> [Stored rows]

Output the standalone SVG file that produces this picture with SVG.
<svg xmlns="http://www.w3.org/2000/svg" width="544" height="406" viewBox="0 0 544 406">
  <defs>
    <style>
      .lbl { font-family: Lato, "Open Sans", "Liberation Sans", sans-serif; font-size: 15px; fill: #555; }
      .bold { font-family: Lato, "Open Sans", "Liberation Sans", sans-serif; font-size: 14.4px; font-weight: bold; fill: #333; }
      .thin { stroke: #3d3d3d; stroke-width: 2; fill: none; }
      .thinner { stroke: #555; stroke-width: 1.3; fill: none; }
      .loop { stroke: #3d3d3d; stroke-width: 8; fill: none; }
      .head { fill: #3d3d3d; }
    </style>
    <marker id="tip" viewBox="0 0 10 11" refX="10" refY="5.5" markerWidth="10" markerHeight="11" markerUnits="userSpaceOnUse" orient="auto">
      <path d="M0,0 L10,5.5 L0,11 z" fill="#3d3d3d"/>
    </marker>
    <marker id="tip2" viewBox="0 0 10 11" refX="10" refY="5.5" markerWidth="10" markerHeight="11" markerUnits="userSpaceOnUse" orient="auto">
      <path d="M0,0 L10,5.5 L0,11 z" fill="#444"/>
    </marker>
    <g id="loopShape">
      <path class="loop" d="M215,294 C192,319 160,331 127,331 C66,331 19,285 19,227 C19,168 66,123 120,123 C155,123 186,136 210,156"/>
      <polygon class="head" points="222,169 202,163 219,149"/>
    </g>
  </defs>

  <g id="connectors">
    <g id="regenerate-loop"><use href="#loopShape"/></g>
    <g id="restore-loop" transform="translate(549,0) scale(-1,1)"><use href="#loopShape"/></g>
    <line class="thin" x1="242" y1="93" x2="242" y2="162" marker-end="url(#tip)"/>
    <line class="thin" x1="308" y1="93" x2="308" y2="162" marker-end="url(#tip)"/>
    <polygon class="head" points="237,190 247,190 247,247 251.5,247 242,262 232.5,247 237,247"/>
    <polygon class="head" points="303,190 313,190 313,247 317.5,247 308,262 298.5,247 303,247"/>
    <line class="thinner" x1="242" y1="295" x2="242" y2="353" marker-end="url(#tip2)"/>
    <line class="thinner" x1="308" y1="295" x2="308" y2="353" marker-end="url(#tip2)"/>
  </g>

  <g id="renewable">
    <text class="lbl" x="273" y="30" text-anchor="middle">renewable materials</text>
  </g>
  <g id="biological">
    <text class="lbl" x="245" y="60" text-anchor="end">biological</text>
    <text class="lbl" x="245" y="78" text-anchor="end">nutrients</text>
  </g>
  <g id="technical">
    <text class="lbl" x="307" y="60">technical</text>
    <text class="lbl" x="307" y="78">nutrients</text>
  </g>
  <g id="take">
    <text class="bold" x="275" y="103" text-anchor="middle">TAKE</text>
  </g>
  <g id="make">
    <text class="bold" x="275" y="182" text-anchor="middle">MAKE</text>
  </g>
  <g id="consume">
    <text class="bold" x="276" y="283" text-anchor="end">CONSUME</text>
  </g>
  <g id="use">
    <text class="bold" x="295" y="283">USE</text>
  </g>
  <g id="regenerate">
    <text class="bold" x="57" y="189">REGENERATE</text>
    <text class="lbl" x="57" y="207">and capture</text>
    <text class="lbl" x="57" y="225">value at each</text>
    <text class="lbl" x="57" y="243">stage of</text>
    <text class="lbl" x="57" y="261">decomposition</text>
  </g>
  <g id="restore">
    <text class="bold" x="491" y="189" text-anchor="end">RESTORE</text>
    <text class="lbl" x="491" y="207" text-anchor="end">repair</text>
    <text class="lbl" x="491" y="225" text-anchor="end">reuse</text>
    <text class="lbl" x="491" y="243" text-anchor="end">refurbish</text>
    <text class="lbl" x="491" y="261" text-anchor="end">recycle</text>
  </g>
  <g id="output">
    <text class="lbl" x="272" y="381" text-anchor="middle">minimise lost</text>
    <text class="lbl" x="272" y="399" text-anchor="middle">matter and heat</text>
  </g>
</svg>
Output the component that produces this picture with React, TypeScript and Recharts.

> [What the exercise asks]
Report the number of lines in the entries above that include the word "picture" and add nothing to it.

> [Task output]
2